### Problem statement
Write out, word for word, every line from the first one through the line that holds "109000000, null, 270000000];", and nothing else; skip the pictures.
# Data shown start
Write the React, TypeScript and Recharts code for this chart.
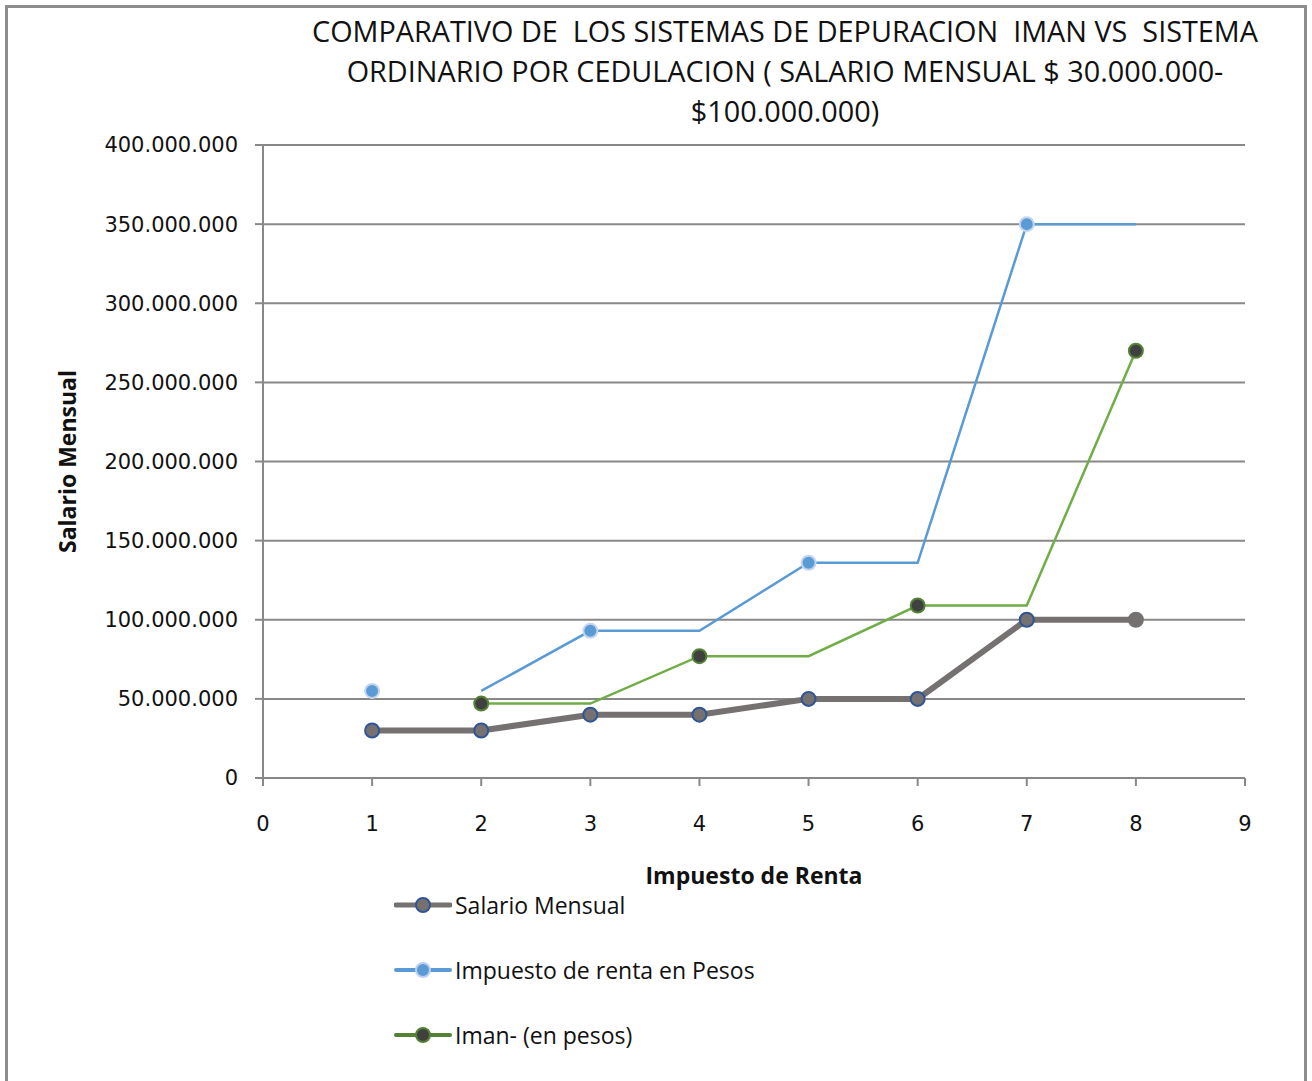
import React from 'react';
import { LineChart, Line, XAxis, YAxis, CartesianGrid, Legend, Label } from 'recharts';

// x positions (1..8) and series values, in pesos
const puntos = [1, 2, 3, 4, 5, 6, 7, 8];
const salarioMensual = [30000000, 30000000, 40000000, 40000000, 50000000, 50000000, 100000000, 100000000];
// the blue line starts at x=2; markers only at odd x
const impuestoLinea = [null, 55000000, 93000000, 93000000, 136000000, 136000000, 350000000, 350000000];
const impuestoPunto = [55000000, null, 93000000, null, 136000000, null, 350000000, null];
// the green line starts at x=2; markers only at even x
const imanLinea = [null, 47000000, 47000000, 77000000, 77000000, 109000000, 109000000, 270000000];
const imanPunto = [null, 47000000, null, 77000000, null, 109000000, null, 270000000];

const xTicks = [0, 1, 2, 3, 4, 5, 6, 7, 8, 9];
const yTicks = [0, 50000000, 100000000, 150000000, 200000000, 250000000, 300000000, 350000000, 400000000];

const TITLE = [
  'COMPARATIVO DE  LOS SISTEMAS DE DEPURACION  IMAN VS  SISTEMA',
  'ORDINARIO POR CEDULACION ( SALARIO MENSUAL $ 30.000.000-',
  '$100.000.000)',
];

const legendItems = [
  { name: 'Salario Mensual', line: '#767171', width: 5, fill: '#767171', stroke: '#2F5597' },
  { name: 'Impuesto de renta en Pesos', line: '#5B9BD5', width: 4, fill: '#5B9BD5', stroke: '#BDD0EC' },
  { name: 'Iman- (en pesos)', line: '#548235', width: 4, fill: '#404040', stroke: '#548235' },
];

const data = puntos.map((x, i) => ({
  x,
  salario: salarioMensual[i],
  impuestoLinea: impuestoLinea[i],
  impuestoPunto: impuestoPunto[i],
  imanLinea: imanLinea[i],
  imanPunto: imanPunto[i],
}));

const FONT = '"Open Sans", sans-serif';
const TICK_FONT = '"DejaVu Sans", sans-serif';
const fmt = (v: number) => v.toLocaleString('de-DE');

const SalarioDot = (props: any) => {
  const { cx, cy, index } = props;
  if (cx == null || cy == null) return null;
  const last = index === puntos.length - 1;
  return (
    <circle key={`s-${index}`} cx={cx} cy={cy} r={7} fill="#767171"
      stroke={last ? '#767171' : '#2F5597'} strokeWidth={2} />
  );
};

const renderLegend = () => (
  <div style={{ fontFamily: FONT }}>
    {legendItems.map((it) => (
      <div key={it.name} style={{ display: 'flex', alignItems: 'center', height: 65 }}>
        <svg width={58} height={20}>
          <line x1={2} y1={10} x2={56} y2={10} stroke={it.line} strokeWidth={it.width} strokeLinecap="round" />
          <circle cx={29} cy={10} r={7} fill={it.fill} stroke={it.stroke} strokeWidth={2} />
        </svg>
        <span style={{ fontSize: 23, color: '#111', marginLeft: 3 }}>{it.name}</span>
      </div>
    ))}
  </div>
);

export default function App() {
  return (
    <div style={{ position: 'absolute', left: 0, top: 0, width: 1312, height: 1081, overflow: 'hidden', background: '#fff' }}>
      <div style={{ position: 'absolute', left: 5, top: 5, width: 1296, height: 1100, border: '3px solid #8c8c8c' }} />
      <div style={{ position: 'absolute', left: 260, top: 11, width: 1050, textAlign: 'center', fontFamily: FONT, fontSize: 28.8, lineHeight: '40px', color: '#111' }}>
        {TITLE.map((t) => <div key={t} style={{ whiteSpace: 'pre' }}>{t}</div>)}
      </div>
      <div style={{ position: 'absolute', left: 0, top: 0 }}>
        <LineChart width={1312} height={1081} data={data}
          margin={{ top: 145, right: 67, bottom: 207, left: 63 }}>
          <CartesianGrid horizontal vertical={false} stroke="#888" strokeWidth={2} />
          <XAxis dataKey="x" type="number" domain={[0, 9]} ticks={xTicks} interval={0}
            axisLine={{ stroke: '#888', strokeWidth: 2 }} tickLine={{ stroke: '#888', strokeWidth: 2 }}
            tickSize={8} tickMargin={30} tick={{ fill: '#111', fontSize: 21, fontFamily: TICK_FONT }} height={96}>
            <Label value="Impuesto de Renta" position="insideBottom" offset={-10}
              style={{ fontFamily: FONT, fontSize: 23, fontWeight: 700, fill: '#111' }} />
          </XAxis>
          <YAxis type="number" domain={[0, 400000000]} ticks={yTicks} interval={0} width={200}
            tickFormatter={fmt}
            axisLine={{ stroke: '#888', strokeWidth: 2 }} tickLine={{ stroke: '#888', strokeWidth: 2 }}
            tickSize={8} tickMargin={17} tick={{ fill: '#111', fontSize: 21, fontFamily: TICK_FONT }}>
            <Label value="Salario Mensual" angle={-90} position="insideLeft" offset={5}
              style={{ fontFamily: FONT, fontSize: 23, fontWeight: 700, fill: '#111', textAnchor: 'middle' }} />
          </YAxis>
          <Legend layout="horizontal" verticalAlign="middle" align="center" content={renderLegend}
            wrapperStyle={{ left: 394, top: 872, width: 420, height: 200 }} />
          <Line name="Salario Mensual" dataKey="salario" stroke="#767171" strokeWidth={6}
            dot={SalarioDot} activeDot={false} isAnimationActive={false} legendType="none" />
          <Line name="Impuesto de renta en Pesos" dataKey="impuestoLinea" stroke="#5B9BD5" strokeWidth={2.5}
            dot={false} activeDot={false} isAnimationActive={false} legendType="none" />
          <Line name="Iman- (en pesos)" dataKey="imanLinea" stroke="#70AD47" strokeWidth={2.5}
            dot={false} activeDot={false} isAnimationActive={false} legendType="none" />
          <Line dataKey="impuestoPunto" stroke="none" strokeWidth={0}
            dot={{ r: 7, fill: '#5B9BD5', stroke: '#C5D5EE', strokeWidth: 2 }}
            activeDot={false} isAnimationActive={false} legendType="none" />
          <Line dataKey="imanPunto" stroke="none" strokeWidth={0}
            dot={{ r: 7, fill: '#404040', stroke: '#548235', strokeWidth: 2 }}
            activeDot={false} isAnimationActive={false} legendType="none" />
        </LineChart>
      </div>
    </div>
  );
}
# Data shown end
### Full answer
Write the React, TypeScript and Recharts code for this chart.
import React from 'react';
import { LineChart, Line, XAxis, YAxis, CartesianGrid, Legend, Label } from 'recharts';

// x positions (1..8) and series values, in pesos
const puntos = [1, 2, 3, 4, 5, 6, 7, 8];
const salarioMensual = [30000000, 30000000, 40000000, 40000000, 50000000, 50000000, 100000000, 100000000];
// the blue line starts at x=2; markers only at odd x
const impuestoLinea = [null, 55000000, 93000000, 93000000, 136000000, 136000000, 350000000, 350000000];
const impuestoPunto = [55000000, null, 93000000, null, 136000000, null, 350000000, null];
// the green line starts at x=2; markers only at even x
const imanLinea = [null, 47000000, 47000000, 77000000, 77000000, 109000000, 109000000, 270000000];
const imanPunto = [null, 47000000, null, 77000000, null, 109000000, null, 270000000];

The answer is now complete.